A imagem de São Bernardo no campo trabalhista não é das melhores. Contrapõe-se em grau inquietante às vantagens também existentes e que agora se robustecem com ações logísticas.  

Também não custa lembrar que a guerra por novos investimentos em São Bernardo oferece um paradoxo.  

Trata-se do seguinte: embora seja detentora do melhor sistema logístico na região, longe do encalacramento de Santo André e São Caetano, principalmente, a construção do Rodoanel Mário Covas se converteu em presente de grego esmiuçado nesta publicação.  

Numa comparação breve, mas providencial com Santo André, a atenção do prefeito Orlando Morando precisa ser redobrada em relação a Paulinho Serra.  

POLOS DISTINTOS  

A vulnerabilidade de São Bernardo é diametralmente oposta à realidade de Santo André, que tem larga produção relacionada ao Polo Petroquímico, dividido com Mauá.  

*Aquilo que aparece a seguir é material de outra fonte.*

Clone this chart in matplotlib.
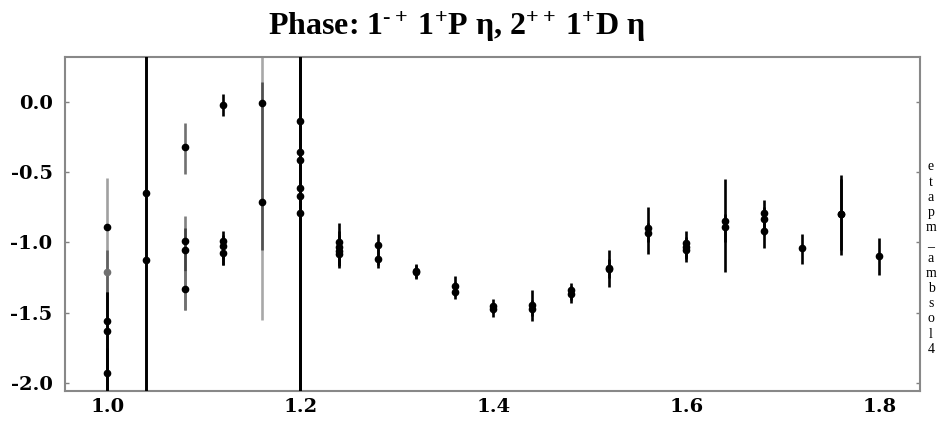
"""Phase plot: 1-+ 1+ P eta vs 2++ 1+ D eta."""

import matplotlib
matplotlib.use("Agg")
import matplotlib.pyplot as plt
import numpy as np

plt.rcParams["font.family"] = ["Liberation Serif", "DejaVu Serif"]
plt.rcParams["font.weight"] = "bold"
plt.rcParams["mathtext.fontset"] = "custom"
plt.rcParams["mathtext.rm"] = "Liberation Serif:bold"
plt.rcParams["mathtext.it"] = "Liberation Serif"
plt.rcParams["mathtext.bf"] = "Liberation Serif:bold"

# mass bin, phase, bar bottom, bar top, bar shade
mass = [1.00, 1.00, 1.00, 1.00, 1.00,
        1.04, 1.04,
        1.08, 1.08, 1.08, 1.08,
        1.12, 1.12, 1.12, 1.12,
        1.16, 1.16,
        1.20, 1.20, 1.20, 1.20, 1.20, 1.20,
        1.24, 1.24, 1.24, 1.24,
        1.28, 1.28,
        1.32, 1.32,
        1.36, 1.36,
        1.40, 1.40,
        1.44, 1.44,
        1.48, 1.48,
        1.52, 1.52,
        1.56, 1.56,
        1.60, 1.60, 1.60,
        1.64, 1.64,
        1.68, 1.68, 1.68,
        1.72,
        1.76, 1.76,
        1.80]
phase = [-0.89, -1.21, -1.56, -1.63, -1.93,
         -0.65, -1.125,
         -0.32, -0.99, -1.05, -1.33,
         -0.02, -0.99, -1.025, -1.075,
         -0.01, -0.71,
         -0.135, -0.355, -0.41, -0.615, -0.67, -0.79,
         -1.00, -1.03, -1.06, -1.08,
         -1.02, -1.115,
         -1.20, -1.21,
         -1.31, -1.35,
         -1.455, -1.47,
         -1.445, -1.47,
         -1.34, -1.37,
         -1.18, -1.19,
         -0.90, -0.93,
         -1.005, -1.03, -1.05,
         -0.85, -0.89,
         -0.79, -0.83, -0.915,
         -1.04,
         -0.80, -0.80,
         -1.095]
bar_lo = [-2.3, -2.3, -2.3, -2.3, -2.3,
          -2.5, -2.5,
          -0.51, -1.48, -1.20, -1.48,
          -0.10, -1.16, -1.12, -1.16,
          -1.55, -1.05,
          -2.5, -2.5, -2.5, -2.5, -2.5, -2.5,
          -1.18, -1.14, -1.16, -1.17,
          -1.18, -1.16,
          -1.26, -1.25,
          -1.40, -1.38,
          -1.53, -1.50,
          -1.56, -1.52,
          -1.43, -1.41,
          -1.32, -1.25,
          -1.08, -1.00,
          -1.14, -1.10, -1.12,
          -1.21, -1.00,
          -0.90, -0.95, -1.04,
          -1.15,
          -1.09, -1.05,
          -1.235]
bar_hi = [-0.54, -1.05, -1.35, -1.35, -1.75,
          0.5, 0.5,
          -0.15, -0.81, -0.90, -1.20,
          0.06, -0.92, -0.95, -1.00,
          0.5, 0.145,
          0.5, 0.5, 0.5, 0.5, 0.5, 0.5,
          -0.86, -0.92, -0.95, -0.98,
          -0.94, -1.00,
          -1.15, -1.16,
          -1.24, -1.28,
          -1.40, -1.43,
          -1.34, -1.41,
          -1.29, -1.31,
          -1.05, -1.12,
          -0.75, -0.86,
          -0.92, -0.96, -0.98,
          -0.55, -0.80,
          -0.70, -0.75, -0.85,
          -0.94,
          -0.52, -0.55,
          -0.965]
shade = ["#a0a0a0", "#606060", "#202020", "k", "k",
         "k", "k",
         "#707070", "#808080", "#404040", "#707070",
         "k", "k", "k", "k",
         "#a8a8a8", "#505050",
         "k", "k", "k", "k", "k", "k",
         "k", "k", "k", "k",
         "k", "k",
         "k", "k",
         "k", "k",
         "k", "k",
         "k", "k",
         "k", "k",
         "k", "k",
         "k", "k",
         "k", "k", "k",
         "k", "k",
         "k", "k", "k",
         "k",
         "k", "k",
         "k"]

x_ticks = [1.0, 1.2, 1.4, 1.6, 1.8]
y_ticks = [0.0, -0.5, -1.0, -1.5, -2.0]
side_label = "etapm_ambsol4"

fig = plt.figure(figsize=(9.44, 4.24), dpi=100)
ax = fig.add_axes([65 / 944, 1 - 391 / 424, 855 / 944, 334 / 424])

phase = np.array(phase)
lo = phase - np.array(bar_lo)
hi = np.array(bar_hi) - phase
# grey bars first so the black ones sit on top
order = sorted(range(len(mass)), key=lambda i: shade[i] == "k")
for i in order:
    mc = "#707070" if i == 1 else "k"
    ax.errorbar(mass[i], phase[i], yerr=[[lo[i]], [hi[i]]], fmt="o",
                color=mc, ecolor=shade[i], ms=4.5, lw=1.9, capsize=0,
                zorder=3 if shade[i] == "k" else 2)

ax.set_xlim(0.956, 1.842)
ax.set_ylim(-2.057, 0.32)
ax.set_xticks(x_ticks)
ax.set_xticklabels([f"{v:.1f}" for v in x_ticks])
ax.set_yticks(y_ticks)
ax.set_yticklabels([f"{v:.1f}" for v in y_ticks])
ax.tick_params(axis="both", direction="in", length=3, width=1, color="#808080",
               labelsize=14, right=True, top=False)
ax.tick_params(axis="y", pad=9)
ax.tick_params(axis="x", length=0, pad=5)
for lab in ax.get_xticklabels() + ax.get_yticklabels():
    lab.set_family("DejaVu Serif")
    lab.set_weight("bold")
for s in ax.spines.values():
    s.set_color("#888888")
    s.set_linewidth(1.5)

fig.text(457 / 944, 1 - 27 / 424,
         "Phase: 1$^{\u2010+}$\u20091$^{+}$P $\\eta$, 2$^{++}$\u20091$^{+}$D $\\eta$",
         ha="center", va="center", fontsize=23, fontweight="bold")

fig.text(931 / 944, 1 - 258 / 424, "\n".join(side_label),
         ha="center", va="center", fontsize=10, fontweight="normal", linespacing=1.22)

fig.savefig("out.png", dpi=100)
plt.close(fig)
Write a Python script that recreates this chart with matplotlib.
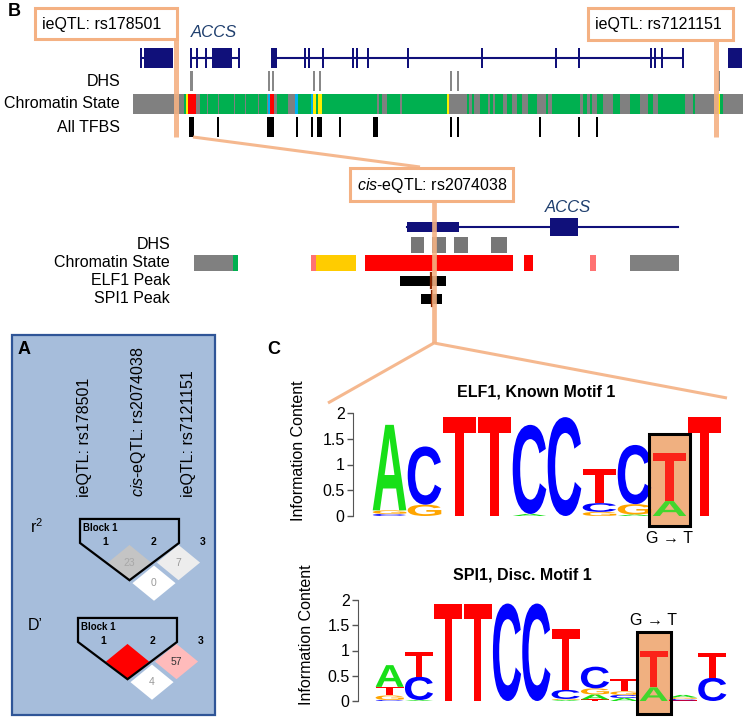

O setor químico-petroquímico está longe de embutir a ebulição dos negócios automotivos. São produtos diferentes. O Polo Petroquímico e as empresas satélites não sofrem, portanto, os rigores dos prélios tanto quanto as automotivas.  

Ser prefeito econômico de São Bernardo é como comandar um time grande, sujeito à cobrança permanente da mídia e das redes sociais. 

Ser prefeito econômico de Santo André é algo como dirigir um Bragantino Red Bull, ou seja, sem as pressões do cargo.  

Paulinho Serra também conta com a vantagem adicional de, além de sofrer menos instabilidade provocada por fatores externos, os produtos químico-petroquímicos são infinitamente menos instáveis e, principalmente, mascaram continuamente os desajustes de outras atividades fabris em Santo André e em Mauá.  

A desindustrialização continuada em Santo André é pouco notada porque o peso químico-petroquímico prevalecente no campo fiscal e trabalhista escamoteia as demais atividades e também, claro, a ineficiência do Poder Público. A estabilidade gera comodismo.